Where Have All The Hedgerows Gone?
What people need on Twitter is more education and less politics.
I had a classically nonsensical conversation with a couple of twitterati over the weekend. It followed an entirely predictable path and got no-one anywhere other than cross, but it was illustrative of a couple of significant issues which are holding us back in the fight against the crisis in nature here.
The exchange started when I responded to this tweet:
England loses 10,000 miles of hedges every year. With loss of every hedge, a precious piece of countryside disappears forever. If we can't control borders, overpopulation/urban sprawl will turn this pleasant land into one beastly car park
Everything here is wrong. The tweet was accompanied by a photo of supposedly bucolic bliss showing dry stone walls and flowerpots, which might not have inspired confidence to start with.
Why is it wrong? 10,000 miles was the guestimate Max Hooper came up with for maximum annual hedge loss in the 60s. I'm not saying things are ideal (!), but losses now are much smaller, particularly following legislation in 1997. Estimates vary as to exactly how many hedges we're still losing. The vast majority of lost hedgerow, in those days and now, is/was the result of changing farming practice and/or poor management. It has indeed been a sad and devastating loss in the landscape, but not one caused by urban sprawl.*
Closing our borders isn't an effective policy response to the collapse in global biodiversity which is - only now - making headlines. As the story behind our hedgerows actually shows, there is no silver bullet, no instant fix, to any of this. We've got to stop thinking there is. We need to make many changes to the way we live to tackle these enormous and complex problems. Some are already happening. These changes will have to be driven by education and science, not political agendas. This is what Michael Gove - incidentally - seems as if he might understand.
My twitter spat also illustrated another problem. 10,000 miles subsequently posted a photo showing the kind of "pristine" English countryside which we are concreting over. In this case his problem was the ghastly mooted housing development in the Cambridge-Oxford arc.
This isn't pristine countryside. The woodland is in retreat. The hedges are heavily degraded (ironically!). There's a monoculture of some kind of heavily fertilised fast growing grass, which will dominate any other species. This temporary ley will probably have been doused with selective broadleaf herbicides for good measure. Once it's knackered it will be sprayed with herbicide and replaced. In other words, this pastoral scene is exactly the sort of thing we DON'T want.
We - collectively - seem to have a weird view of the countryside. Much of it is pretty much a green desert. The fields surrounding us here are pretty much as useless for wildlife as a housing estate. Further, the inhabitants of a housing estate don't spend their time trying to slaughter all the insects thereabouts. Just because it's green doesn't mean it's pleasant.

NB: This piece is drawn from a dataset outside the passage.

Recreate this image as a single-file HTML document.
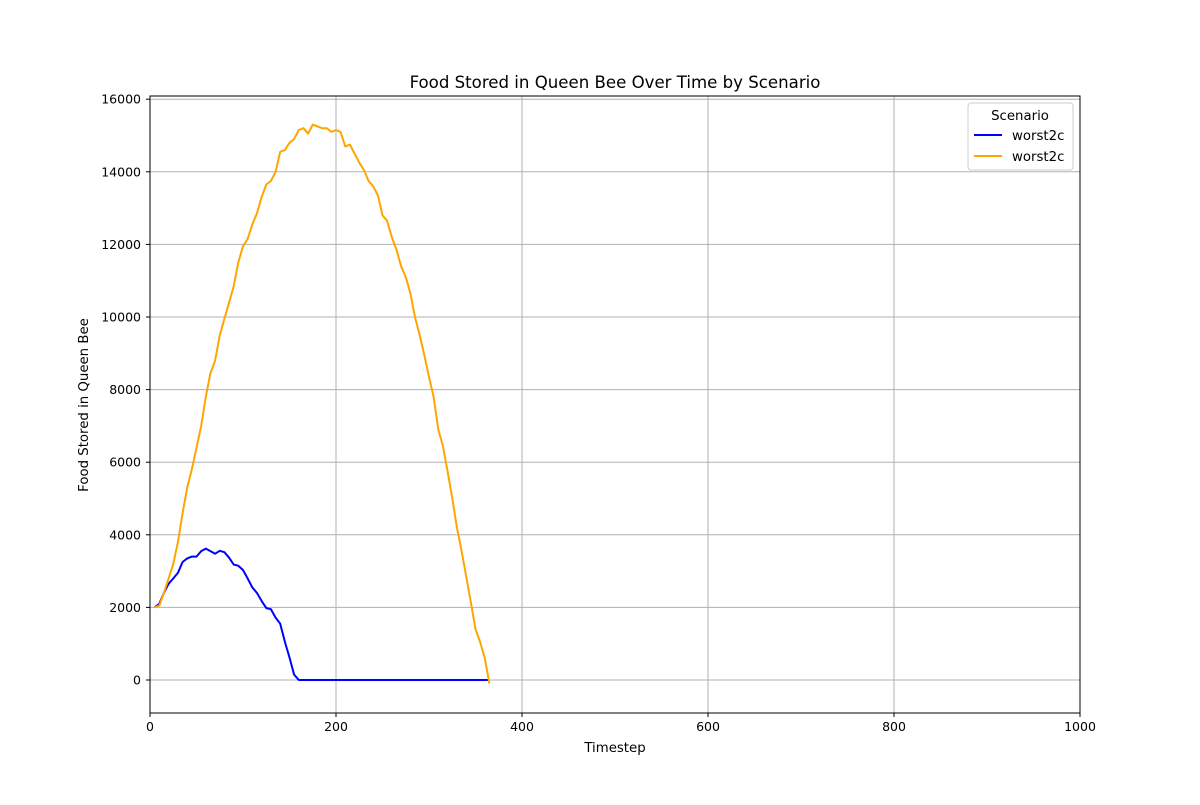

Producing a false narrative about the countryside is not going to help us. This has got specific historic precedent in the UK over hundreds of years - and it tends to end badly! Much, much more helpful is doing something practical in today's world. What some farmers are trying to do now needs a lot more support from us as consumers, and the government. Many farmers are trying to help nature while making a living producing the food we don't want to pay for. The cards are - currently - stacked against them.
Climate change, food production, consumption, the built environment... We need to action multiple practical solutions and fast, rather than just harkening back to a bucolic idyll we have misremembered and misrepresent. Oh, and get planting.
*The UK does sometimes feel very crowded, but in actual fact urban areas only cover something like a surprisingly low 6-8% of the country. This has been rising following recent planning policy changes, but city dwellers are pretty squished in.